Así me desnudo: fuera la piel. Mi dedo araña con uña y reverso. Aprieta, hunde, revuelve. De un tirón retira la capa de fuera, capa opaca que no deja pasar luces ni colores morados. Estoy debajo. Soy la niña. Si termino de forzar, si consigo por fin quitarme de encima la piel, aparezco mía y de cabeza en suelo. Pequeña. Ya no hay lleno en las caderas ni pecho de mujer, rojo remate punzante. Solo botones, yo micromujer. Soy morada y de caminos. Hay marcas. La huella de un dedo recorre la sien, el ombligo, como una costura. En el hombro, la no-piel dibuja siluetas de dientes. El delgado rastro de un cutter. Cardenales en constelación que no dibujan, solo sellan. Soy el músculo. Transparente, sin piel. Estriado. Duro para correr, duro para saltar, duro en patadas y puñetazos y coleteoss que no son sanos, no son sanos, me duelen.

Así me veo: pequeña. Los ojos se me hunden. Han visto un sofá de colores en el que jamás lloré. No le di ese cosquilleo de nudo. Tengo las manos como garrotes. En la boca, un capricho empalmado no sostiene el habla. Me miro ahora, micro y macro, marcada y en hueso tatuado al respirar. Soy el aire. Y los mares blancos en el frío del parqué. Después del tornado de la boca, la última y brutal salida del pulmón que me daba, solo por un día, una mentirosa y pasajera libertad. Con marcas. Con dientes. Con cuerpo de niña morada, niña sin palabra, niña pañuelo. 

miércoles, 13 de mayo de 2015

libertad

El mar rompe a mis pies. Sobre las rodillas, un libro aletea y me dice lee, lee, lee. Miro el agua. Sé que debajo hay vida. Sé que entre las gotas locas, enredadas por las olas, hay un universo diferente. No es el mío, y sin embargo me siento ahora, con los ojos en el agua, mucho más hilada al hogar-pez que a la gente que me espera en el paseo para mirarme caminar, para mirarme respirar, para mirarme doblarme en molde eterno de reglas que entiendo, lo peor es que las entiendo. Me quito el reloj. Con la punta de un dedo agujero la arena y lo entierro. Que se quede ahí. Ahí para siempre.
Y me levanto porque quiero, me apetece y tengo un motor en el centro del estómago que yo enciendo y que me impulsa. Me acerco a la orilla dando saltos. Viene el agua, viene corriendo a darme un beso y me moja los pies. Todo se marcha.

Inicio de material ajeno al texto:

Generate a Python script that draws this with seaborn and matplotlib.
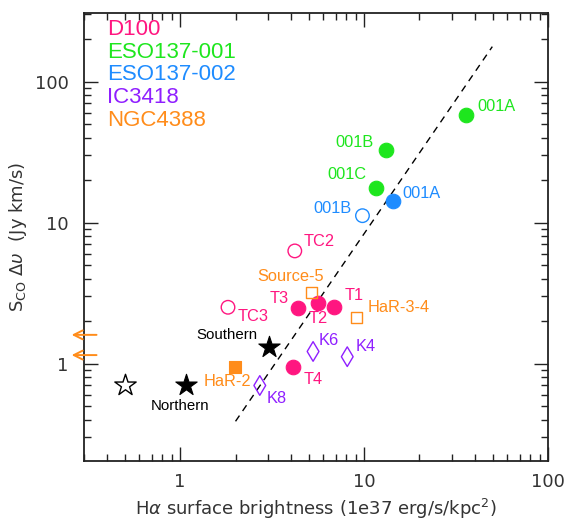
import numpy as np
import pandas as pd
import matplotlib
matplotlib.use("Agg")
import matplotlib.pyplot as plt
import seaborn as sns
from matplotlib.ticker import LogLocator, NullFormatter, FixedLocator, FixedFormatter

# ---------------- data ----------------
galaxy_names = ["D100", "ESO137-001", "ESO137-002", "IC3418", "NGC4388"]
galaxy_colors = ["#FF1680", "#1EE61E", "#1E8CFF", "#8F1FFF", "#FF8C1A"]

region = ["001A", "001B", "001C", "001A", "001B",
          "T1", "T2", "T3", "T4", "TC2", "TC3",
          "K4", "K6", "K8",
          "Source-5", "HaR-3-4", "HaR-2",
          "Southern", "Northern", ""]
region_galaxy = ["ESO137-001", "ESO137-001", "ESO137-001", "ESO137-002", "ESO137-002",
                 "D100", "D100", "D100", "D100", "D100", "D100",
                 "IC3418", "IC3418", "IC3418",
                 "NGC4388", "NGC4388", "NGC4388",
                 "other", "other", "other"]
halpha = [36.0, 13.2, 11.6, 14.3, 9.8,
          6.9, 5.65, 4.37, 4.11, 4.2, 1.82,
          8.1, 5.28, 2.71,
          5.19, 9.08, 1.99,
          3.04, 1.07, 0.50]
sco = [58.0, 32.8, 17.5, 14.3, 11.2,
       2.51, 2.68, 2.49, 0.94, 6.3, 2.51,
       1.12, 1.22, 0.70,
       3.19, 2.12, 0.94,
       1.32, 0.70, 0.70]
marker_kind = ["circle"] * 11 + ["diamond"] * 3 + ["square"] * 3 + ["star"] * 3
filled = [True, True, True, True, False,
          True, True, True, True, False, False,
          False, False, False,
          False, False, True,
          True, True, False]

# dashed relation
fit_x = [2.0, 49.8]
fit_y = [0.39, 177.0]

# upper limits in Halpha (orange arrows)
limit_y = [1.6, 1.15]
limit_x_from = [0.351, 0.351]
limit_x_to = [0.257, 0.257]

# ---------------- style ----------------
color_map = dict(zip(galaxy_names, galaxy_colors))
color_map["other"] = "black"
marker_map = {"circle": "o", "diamond": "d", "square": "s", "star": "*"}
size_map = {("circle", True): 110, ("circle", False): 95,
            ("diamond", False): 100, ("square", True): 85, ("square", False): 65,
            ("star", True): 260, ("star", False): 260}

# label offsets in pixels (dx, dy, ha)
label_style = [(11, 8, "left"), (-13, 7, "right"), (-9, 14, "right"),
               (10, 7, "left"), (-11, 7, "right"),
               (10, 12, "left"), (0, -15, "center"), (-9, 9, "right"),
               (11, -12, "left"), (9, 9, "left"), (10, -9, "left"),
               (8, 10, "left"), (6, 11, "left"), (7, -13, "left"),
               (12, 16, "right"), (11, 10, "left"), (16, -14, "right"),
               (-11, 12, "right"), (-6, -21, "center"), (0, 0, "left")]

df = pd.DataFrame({"region": region, "galaxy": region_galaxy, "halpha": halpha,
                   "sco": sco, "kind": marker_kind, "filled": filled})

sns.set_style("ticks")
plt.rcParams["font.family"] = ["DejaVu Sans"]
plt.rcParams["mathtext.fontset"] = "dejavusans"

fig = plt.figure(figsize=(5.69, 5.24), dpi=100)
ax = fig.add_axes([84 / 569, 1 - 460.7 / 524, (548 - 84) / 569, (460.7 - 13.3) / 524])
ax.set_xscale("log")
ax.set_yscale("log")
ax.set_xlim(0.3, 100)
ax.set_ylim(0.205, 305)

# dashed line
sns.lineplot(x=fit_x, y=fit_y, ax=ax, color="black", linewidth=1.0,
             linestyle=(0, (5, 4)), zorder=1)

# points
for i, row in df.iterrows():
    c = color_map[row["galaxy"]]
    kind = row["kind"]
    fl = bool(row["filled"])
    if kind == "star" and not fl:
        fc = "white"
    else:
        fc = c if fl else "none"
    sns.scatterplot(x=[row["halpha"]], y=[row["sco"]], ax=ax,
                    marker=marker_map[kind], s=size_map[(kind, fl)],
                    color=c, facecolor=fc, edgecolor=c,
                    linewidth=1.0 if not fl else 0.8, zorder=3, legend=False)
    dx, dy, ha = label_style[i]
    if row["region"]:
        is_black = row["galaxy"] == "other"
        ax.annotate(row["region"], (row["halpha"], row["sco"]),
                    xytext=(dx, dy), textcoords="offset pixels",
                    ha=ha, va="center", color=c,
                    fontsize=10.8 if is_black else 11.8,
                    family=["Liberation Sans", "DejaVu Sans"], zorder=4)

# upper-limit arrows
for yv, x0, x1 in zip(limit_y, limit_x_from, limit_x_to):
    ax.annotate("", xy=(x1, yv), xytext=(x0, yv),
                arrowprops=dict(arrowstyle="->", color=galaxy_colors[4], lw=1.4,
                                mutation_scale=16, shrinkA=0, shrinkB=0),
                annotation_clip=False)

# text legend
for k, (name, col) in enumerate(zip(galaxy_names, galaxy_colors)):
    ax.text(0.049, 0.9627 - k * 0.0503, name, transform=ax.transAxes,
            color=col, fontsize=16, va="center", ha="left",
            family=["Liberation Sans", "DejaVu Sans"])

# axes styling
ax.xaxis.set_major_locator(FixedLocator([1, 10, 100]))
ax.xaxis.set_major_formatter(FixedFormatter(["1", "10", "100"]))
ax.xaxis.set_minor_locator(LogLocator(base=10, subs=np.arange(2, 10), numticks=20))
ax.xaxis.set_minor_formatter(NullFormatter())
ax.yaxis.set_major_locator(FixedLocator([1, 10, 100]))
ax.yaxis.set_major_formatter(FixedFormatter(["1", "10", "100"]))
ax.yaxis.set_minor_locator(LogLocator(base=10, subs=np.arange(2, 10), numticks=20))
ax.yaxis.set_minor_formatter(NullFormatter())

ax.tick_params(which="both", direction="in", top=True, right=True,
               colors="#222222", labelcolor="#333333")
ax.tick_params(which="major", length=10, width=1.0, labelsize=13, pad=9)
ax.tick_params(which="minor", length=5, width=1.0)
ax.tick_params(axis="y", which="major", pad=11)
for sp in ax.spines.values():
    sp.set_linewidth(1.3)
    sp.set_color("#222222")

ax.set_xlabel(r"H$\alpha$ surface brightness (1e37 erg/s/kpc$^2$)",
              fontsize=13, color="#333333", labelpad=4)
ax.set_ylabel(r"S$_{\rm CO}$ $\Delta\upsilon$  (Jy km/s)",
              fontsize=13, color="#333333", labelpad=4)

fig.savefig("out.png", dpi=100)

Ahora no miro a los lados, solo acciono el motor y me pongo a correr, a correr con el bolso ondeando como una bandera (yo no creo en las banderas, bajo el mar no hay banderas). El aire me da puñetazos. Las piedras me cortan los pies. Allí, allí hay un señor que me mira con cara de bobo, con cara de culo, como diciendo que estoy como una cabra, que para correr hace falta tener chándal y que se hace de noche. Carajo. Me paro y le miro. Y me mira. No lo entiende. No lo entiende. Debajo del mar no hay protocolo ni pies descalzos. Puedes moverte sin que sea para algo. ¿Estoy loca? ¿EEstaré loca? No importa: debajo del mar no hay loqueros. Saludo al señor al pasar. No me responde. Y qué.